Stated goal
Copy out lines with the word "diagram" from the material that follows.

Stored records
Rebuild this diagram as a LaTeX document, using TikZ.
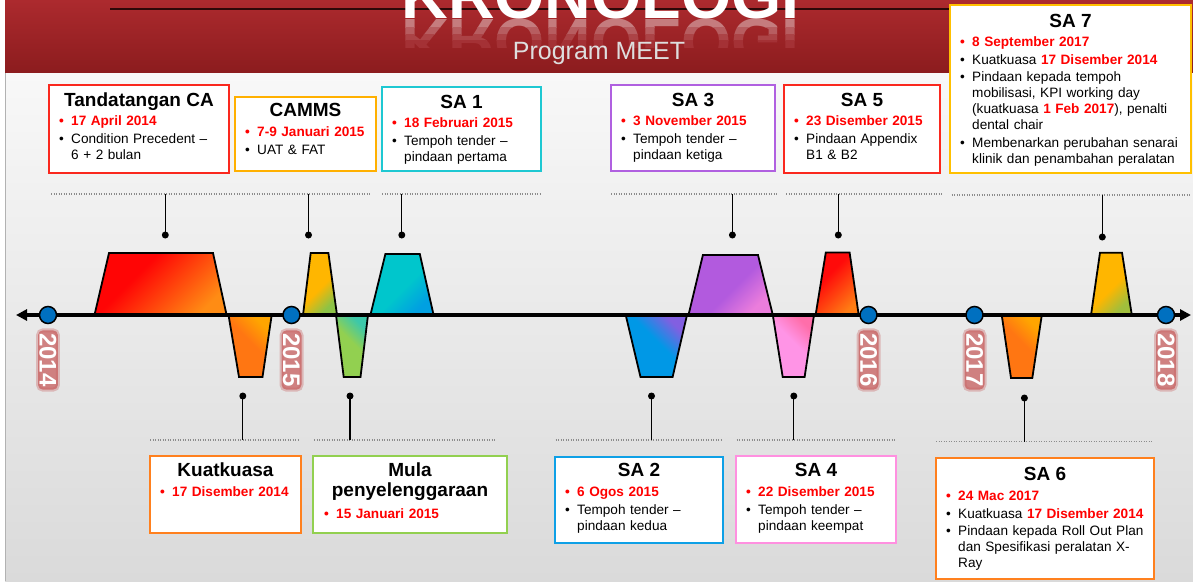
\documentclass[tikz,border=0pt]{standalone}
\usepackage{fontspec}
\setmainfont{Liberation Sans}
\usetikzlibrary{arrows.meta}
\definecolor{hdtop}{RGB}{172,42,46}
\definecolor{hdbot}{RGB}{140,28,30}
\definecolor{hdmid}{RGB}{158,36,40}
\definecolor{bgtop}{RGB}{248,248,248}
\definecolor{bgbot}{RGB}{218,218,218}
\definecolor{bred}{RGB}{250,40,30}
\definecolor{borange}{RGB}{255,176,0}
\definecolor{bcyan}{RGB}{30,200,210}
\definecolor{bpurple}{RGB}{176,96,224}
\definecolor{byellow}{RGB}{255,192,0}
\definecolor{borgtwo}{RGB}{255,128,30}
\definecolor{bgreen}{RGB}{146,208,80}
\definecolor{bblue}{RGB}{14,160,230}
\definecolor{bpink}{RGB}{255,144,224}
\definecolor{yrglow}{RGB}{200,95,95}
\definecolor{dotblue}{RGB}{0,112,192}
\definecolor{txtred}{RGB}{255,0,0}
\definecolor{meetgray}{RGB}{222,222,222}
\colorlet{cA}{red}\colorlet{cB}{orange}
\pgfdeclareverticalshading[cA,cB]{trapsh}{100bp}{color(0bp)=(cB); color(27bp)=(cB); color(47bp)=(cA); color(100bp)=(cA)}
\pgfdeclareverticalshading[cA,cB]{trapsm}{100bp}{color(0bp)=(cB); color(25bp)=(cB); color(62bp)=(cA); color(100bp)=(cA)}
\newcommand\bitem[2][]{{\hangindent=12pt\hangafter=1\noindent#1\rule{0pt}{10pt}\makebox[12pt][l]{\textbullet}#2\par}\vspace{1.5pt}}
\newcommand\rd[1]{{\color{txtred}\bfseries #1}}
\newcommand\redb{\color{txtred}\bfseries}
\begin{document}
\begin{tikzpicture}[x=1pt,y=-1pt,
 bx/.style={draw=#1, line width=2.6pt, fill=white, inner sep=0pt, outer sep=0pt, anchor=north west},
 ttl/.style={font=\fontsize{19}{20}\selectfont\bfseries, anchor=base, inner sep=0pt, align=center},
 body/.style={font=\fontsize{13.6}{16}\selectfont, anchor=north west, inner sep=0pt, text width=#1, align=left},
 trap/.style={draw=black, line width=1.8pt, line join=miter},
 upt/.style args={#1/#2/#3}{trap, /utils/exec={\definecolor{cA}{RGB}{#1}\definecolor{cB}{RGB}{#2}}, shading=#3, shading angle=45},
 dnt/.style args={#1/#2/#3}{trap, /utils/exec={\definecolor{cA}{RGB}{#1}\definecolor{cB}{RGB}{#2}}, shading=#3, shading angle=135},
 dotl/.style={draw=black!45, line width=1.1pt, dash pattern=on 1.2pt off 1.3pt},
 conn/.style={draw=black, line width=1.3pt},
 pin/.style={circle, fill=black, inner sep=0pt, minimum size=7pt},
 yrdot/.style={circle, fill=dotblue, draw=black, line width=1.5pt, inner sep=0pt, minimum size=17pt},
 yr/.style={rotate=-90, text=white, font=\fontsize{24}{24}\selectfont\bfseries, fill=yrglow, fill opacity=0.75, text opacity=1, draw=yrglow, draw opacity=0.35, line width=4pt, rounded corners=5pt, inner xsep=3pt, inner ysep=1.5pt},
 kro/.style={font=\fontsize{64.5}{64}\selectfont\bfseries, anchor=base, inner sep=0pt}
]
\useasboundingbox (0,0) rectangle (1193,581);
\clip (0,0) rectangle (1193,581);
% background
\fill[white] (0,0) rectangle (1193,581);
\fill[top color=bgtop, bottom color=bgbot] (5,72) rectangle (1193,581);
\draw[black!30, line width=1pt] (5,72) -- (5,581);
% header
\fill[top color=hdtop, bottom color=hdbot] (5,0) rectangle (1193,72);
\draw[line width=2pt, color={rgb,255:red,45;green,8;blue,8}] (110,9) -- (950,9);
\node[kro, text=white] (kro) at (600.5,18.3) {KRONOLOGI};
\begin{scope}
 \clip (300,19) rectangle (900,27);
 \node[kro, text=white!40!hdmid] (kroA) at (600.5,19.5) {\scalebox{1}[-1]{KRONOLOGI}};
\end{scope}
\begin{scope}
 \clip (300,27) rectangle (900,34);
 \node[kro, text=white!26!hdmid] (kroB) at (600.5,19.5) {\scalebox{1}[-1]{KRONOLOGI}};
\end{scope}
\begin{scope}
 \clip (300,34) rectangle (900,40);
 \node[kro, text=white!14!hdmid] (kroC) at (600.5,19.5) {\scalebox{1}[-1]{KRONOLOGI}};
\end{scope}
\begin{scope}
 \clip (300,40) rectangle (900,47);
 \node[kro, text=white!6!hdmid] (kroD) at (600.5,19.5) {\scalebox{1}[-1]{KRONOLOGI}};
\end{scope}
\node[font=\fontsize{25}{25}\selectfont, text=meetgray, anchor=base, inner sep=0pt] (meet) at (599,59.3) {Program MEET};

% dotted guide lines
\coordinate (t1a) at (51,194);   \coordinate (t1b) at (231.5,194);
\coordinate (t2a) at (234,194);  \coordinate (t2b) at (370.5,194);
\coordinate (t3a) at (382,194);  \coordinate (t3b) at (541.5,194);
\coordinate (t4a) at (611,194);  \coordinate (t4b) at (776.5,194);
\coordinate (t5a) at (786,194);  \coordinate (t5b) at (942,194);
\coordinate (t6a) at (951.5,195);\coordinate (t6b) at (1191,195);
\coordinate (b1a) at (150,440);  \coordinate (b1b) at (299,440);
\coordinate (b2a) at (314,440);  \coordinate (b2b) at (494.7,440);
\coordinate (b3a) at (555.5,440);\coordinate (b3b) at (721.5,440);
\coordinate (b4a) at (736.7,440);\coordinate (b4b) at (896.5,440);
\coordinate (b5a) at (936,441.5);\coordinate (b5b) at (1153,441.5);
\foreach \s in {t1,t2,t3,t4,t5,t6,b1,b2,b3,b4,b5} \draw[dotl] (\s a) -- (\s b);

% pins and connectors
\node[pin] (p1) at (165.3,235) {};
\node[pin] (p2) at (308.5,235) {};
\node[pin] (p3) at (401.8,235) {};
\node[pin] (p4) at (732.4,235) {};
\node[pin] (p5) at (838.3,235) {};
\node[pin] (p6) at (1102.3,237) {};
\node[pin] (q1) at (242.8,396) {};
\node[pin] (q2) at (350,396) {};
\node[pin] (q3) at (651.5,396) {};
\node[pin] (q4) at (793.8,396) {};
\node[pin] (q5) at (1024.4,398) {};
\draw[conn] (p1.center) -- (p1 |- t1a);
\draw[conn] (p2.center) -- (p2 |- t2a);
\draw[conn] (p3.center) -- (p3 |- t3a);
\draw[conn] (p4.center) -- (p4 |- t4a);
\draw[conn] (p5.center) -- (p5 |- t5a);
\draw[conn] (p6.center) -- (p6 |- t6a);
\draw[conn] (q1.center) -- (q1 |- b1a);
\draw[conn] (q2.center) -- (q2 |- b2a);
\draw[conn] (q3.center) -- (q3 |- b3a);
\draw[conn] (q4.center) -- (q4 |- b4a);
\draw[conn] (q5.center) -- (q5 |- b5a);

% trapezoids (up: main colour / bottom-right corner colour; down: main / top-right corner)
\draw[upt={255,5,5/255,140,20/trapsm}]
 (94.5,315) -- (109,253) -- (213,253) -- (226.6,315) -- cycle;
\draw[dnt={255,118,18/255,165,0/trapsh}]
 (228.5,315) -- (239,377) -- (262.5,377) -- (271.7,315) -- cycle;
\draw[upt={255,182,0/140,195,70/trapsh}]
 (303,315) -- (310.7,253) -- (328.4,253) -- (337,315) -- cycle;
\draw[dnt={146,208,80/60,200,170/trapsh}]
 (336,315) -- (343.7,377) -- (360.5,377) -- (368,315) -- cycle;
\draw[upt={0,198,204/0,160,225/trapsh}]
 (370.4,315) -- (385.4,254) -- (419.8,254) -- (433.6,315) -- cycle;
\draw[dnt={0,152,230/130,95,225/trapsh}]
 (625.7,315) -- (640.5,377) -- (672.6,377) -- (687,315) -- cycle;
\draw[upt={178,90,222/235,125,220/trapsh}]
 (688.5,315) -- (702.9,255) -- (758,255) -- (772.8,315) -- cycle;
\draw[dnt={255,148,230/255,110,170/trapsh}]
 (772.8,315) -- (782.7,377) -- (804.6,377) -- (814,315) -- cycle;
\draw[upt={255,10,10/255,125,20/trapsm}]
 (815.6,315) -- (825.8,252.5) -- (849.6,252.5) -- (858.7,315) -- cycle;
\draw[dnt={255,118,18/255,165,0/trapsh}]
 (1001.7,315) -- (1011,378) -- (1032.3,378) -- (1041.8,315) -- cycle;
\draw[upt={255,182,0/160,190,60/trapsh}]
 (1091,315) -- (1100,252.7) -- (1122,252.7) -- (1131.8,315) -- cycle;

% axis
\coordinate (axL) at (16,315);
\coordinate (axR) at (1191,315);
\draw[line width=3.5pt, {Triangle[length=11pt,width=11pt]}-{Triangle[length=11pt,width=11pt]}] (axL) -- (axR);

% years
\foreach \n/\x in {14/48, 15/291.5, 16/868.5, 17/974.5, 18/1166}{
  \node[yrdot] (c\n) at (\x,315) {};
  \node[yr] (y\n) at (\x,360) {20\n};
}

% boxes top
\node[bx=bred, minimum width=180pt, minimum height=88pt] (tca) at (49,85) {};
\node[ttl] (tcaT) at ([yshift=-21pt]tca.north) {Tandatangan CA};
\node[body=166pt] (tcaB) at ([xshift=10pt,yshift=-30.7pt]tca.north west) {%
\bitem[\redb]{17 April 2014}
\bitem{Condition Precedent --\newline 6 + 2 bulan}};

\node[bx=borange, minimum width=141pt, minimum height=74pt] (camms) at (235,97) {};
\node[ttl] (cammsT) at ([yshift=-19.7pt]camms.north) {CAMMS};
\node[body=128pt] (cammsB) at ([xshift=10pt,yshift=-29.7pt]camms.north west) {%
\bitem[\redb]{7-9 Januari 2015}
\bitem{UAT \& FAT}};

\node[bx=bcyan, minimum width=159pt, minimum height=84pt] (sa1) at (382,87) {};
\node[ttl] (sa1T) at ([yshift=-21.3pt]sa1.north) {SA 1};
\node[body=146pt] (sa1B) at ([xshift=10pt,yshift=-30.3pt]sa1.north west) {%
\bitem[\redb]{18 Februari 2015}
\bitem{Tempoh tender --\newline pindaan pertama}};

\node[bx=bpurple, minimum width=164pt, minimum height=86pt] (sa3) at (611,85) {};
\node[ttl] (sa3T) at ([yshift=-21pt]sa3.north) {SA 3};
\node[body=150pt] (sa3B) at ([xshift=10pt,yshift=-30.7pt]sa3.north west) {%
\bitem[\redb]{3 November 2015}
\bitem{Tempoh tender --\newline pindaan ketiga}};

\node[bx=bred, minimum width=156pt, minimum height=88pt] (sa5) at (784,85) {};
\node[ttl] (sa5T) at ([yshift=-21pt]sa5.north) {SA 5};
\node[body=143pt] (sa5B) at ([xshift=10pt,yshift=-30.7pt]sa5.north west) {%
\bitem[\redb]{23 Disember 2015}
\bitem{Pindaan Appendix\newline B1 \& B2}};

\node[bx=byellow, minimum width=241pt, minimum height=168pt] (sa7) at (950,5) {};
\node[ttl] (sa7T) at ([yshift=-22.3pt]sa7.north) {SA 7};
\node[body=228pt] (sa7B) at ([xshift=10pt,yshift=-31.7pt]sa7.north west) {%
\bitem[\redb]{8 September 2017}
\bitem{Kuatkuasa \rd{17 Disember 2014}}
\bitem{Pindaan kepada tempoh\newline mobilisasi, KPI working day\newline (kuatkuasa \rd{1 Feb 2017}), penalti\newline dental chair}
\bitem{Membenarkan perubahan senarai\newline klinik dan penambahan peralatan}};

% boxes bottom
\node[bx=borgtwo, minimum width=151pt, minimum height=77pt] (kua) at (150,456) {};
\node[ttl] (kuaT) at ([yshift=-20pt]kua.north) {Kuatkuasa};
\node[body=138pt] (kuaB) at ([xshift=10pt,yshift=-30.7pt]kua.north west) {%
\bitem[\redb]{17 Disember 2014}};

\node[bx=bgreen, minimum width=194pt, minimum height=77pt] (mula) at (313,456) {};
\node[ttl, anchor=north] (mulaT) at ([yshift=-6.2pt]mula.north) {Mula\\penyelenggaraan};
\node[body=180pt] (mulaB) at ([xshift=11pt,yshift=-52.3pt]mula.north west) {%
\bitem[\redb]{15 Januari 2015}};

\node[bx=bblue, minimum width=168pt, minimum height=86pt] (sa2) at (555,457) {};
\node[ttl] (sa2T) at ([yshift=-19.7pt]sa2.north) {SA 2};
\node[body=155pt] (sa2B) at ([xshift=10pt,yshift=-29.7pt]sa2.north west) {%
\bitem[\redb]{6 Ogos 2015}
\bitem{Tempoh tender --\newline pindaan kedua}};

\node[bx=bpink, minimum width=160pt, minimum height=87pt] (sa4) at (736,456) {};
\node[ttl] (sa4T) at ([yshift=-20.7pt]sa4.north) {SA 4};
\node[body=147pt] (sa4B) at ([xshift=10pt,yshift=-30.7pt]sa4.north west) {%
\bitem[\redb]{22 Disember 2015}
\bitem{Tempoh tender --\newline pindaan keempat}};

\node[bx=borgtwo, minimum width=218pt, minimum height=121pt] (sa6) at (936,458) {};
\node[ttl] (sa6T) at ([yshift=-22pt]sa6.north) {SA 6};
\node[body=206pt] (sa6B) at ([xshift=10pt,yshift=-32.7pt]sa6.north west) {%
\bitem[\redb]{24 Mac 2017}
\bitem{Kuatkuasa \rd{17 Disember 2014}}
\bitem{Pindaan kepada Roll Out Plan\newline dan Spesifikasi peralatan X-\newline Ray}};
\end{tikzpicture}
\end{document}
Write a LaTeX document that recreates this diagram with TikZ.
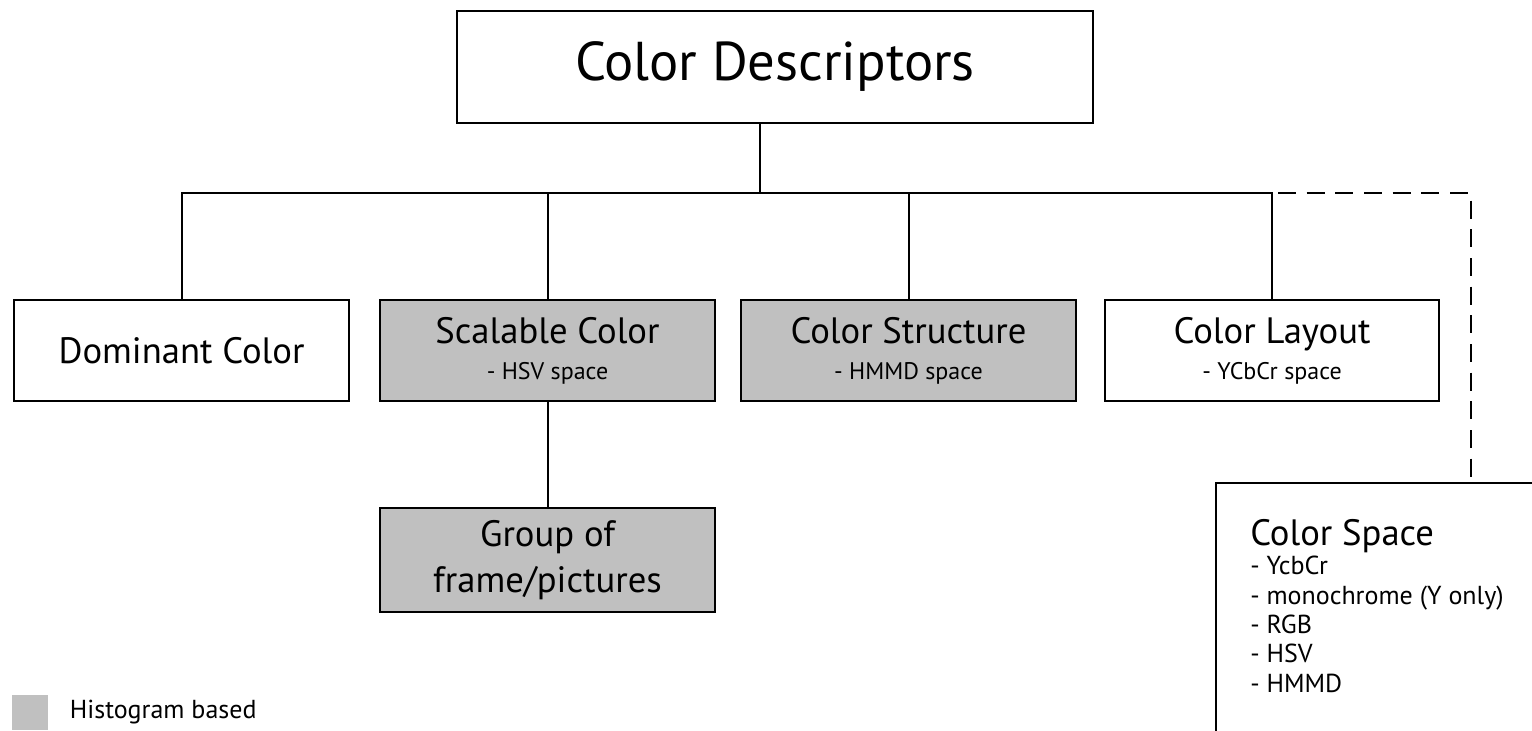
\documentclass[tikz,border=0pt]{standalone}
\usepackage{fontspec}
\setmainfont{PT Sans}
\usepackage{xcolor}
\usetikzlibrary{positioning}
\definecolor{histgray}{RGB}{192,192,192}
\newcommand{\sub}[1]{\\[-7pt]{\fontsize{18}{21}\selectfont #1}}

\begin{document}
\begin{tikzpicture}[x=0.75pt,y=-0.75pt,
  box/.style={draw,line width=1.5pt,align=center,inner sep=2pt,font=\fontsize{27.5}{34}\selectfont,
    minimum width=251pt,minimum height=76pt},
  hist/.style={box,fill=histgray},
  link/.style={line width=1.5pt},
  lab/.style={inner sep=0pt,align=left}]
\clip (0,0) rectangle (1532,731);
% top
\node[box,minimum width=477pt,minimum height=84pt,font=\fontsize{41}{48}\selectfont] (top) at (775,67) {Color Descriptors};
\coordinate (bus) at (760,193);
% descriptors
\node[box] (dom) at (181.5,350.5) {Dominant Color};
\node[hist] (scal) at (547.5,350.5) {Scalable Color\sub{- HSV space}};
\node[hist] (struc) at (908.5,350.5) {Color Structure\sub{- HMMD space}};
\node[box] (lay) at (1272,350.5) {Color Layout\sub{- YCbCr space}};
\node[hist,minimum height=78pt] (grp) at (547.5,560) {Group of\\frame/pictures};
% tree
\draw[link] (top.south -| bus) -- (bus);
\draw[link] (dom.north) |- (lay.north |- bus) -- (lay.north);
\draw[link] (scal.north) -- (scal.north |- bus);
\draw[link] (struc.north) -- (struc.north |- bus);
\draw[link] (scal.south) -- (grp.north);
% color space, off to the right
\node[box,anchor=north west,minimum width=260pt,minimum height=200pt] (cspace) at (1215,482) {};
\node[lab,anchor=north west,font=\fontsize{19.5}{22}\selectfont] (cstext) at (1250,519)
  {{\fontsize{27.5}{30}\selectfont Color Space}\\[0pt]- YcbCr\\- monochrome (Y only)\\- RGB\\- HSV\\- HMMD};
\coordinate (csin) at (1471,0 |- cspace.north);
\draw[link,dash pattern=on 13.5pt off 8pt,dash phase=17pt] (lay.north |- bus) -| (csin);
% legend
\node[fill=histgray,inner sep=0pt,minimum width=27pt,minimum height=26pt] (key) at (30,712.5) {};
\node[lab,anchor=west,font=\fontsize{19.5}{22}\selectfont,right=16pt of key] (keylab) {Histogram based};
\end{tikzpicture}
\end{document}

Expected answer
Rebuild this diagram as a LaTeX document, using TikZ.
Write a LaTeX document that recreates this diagram with TikZ.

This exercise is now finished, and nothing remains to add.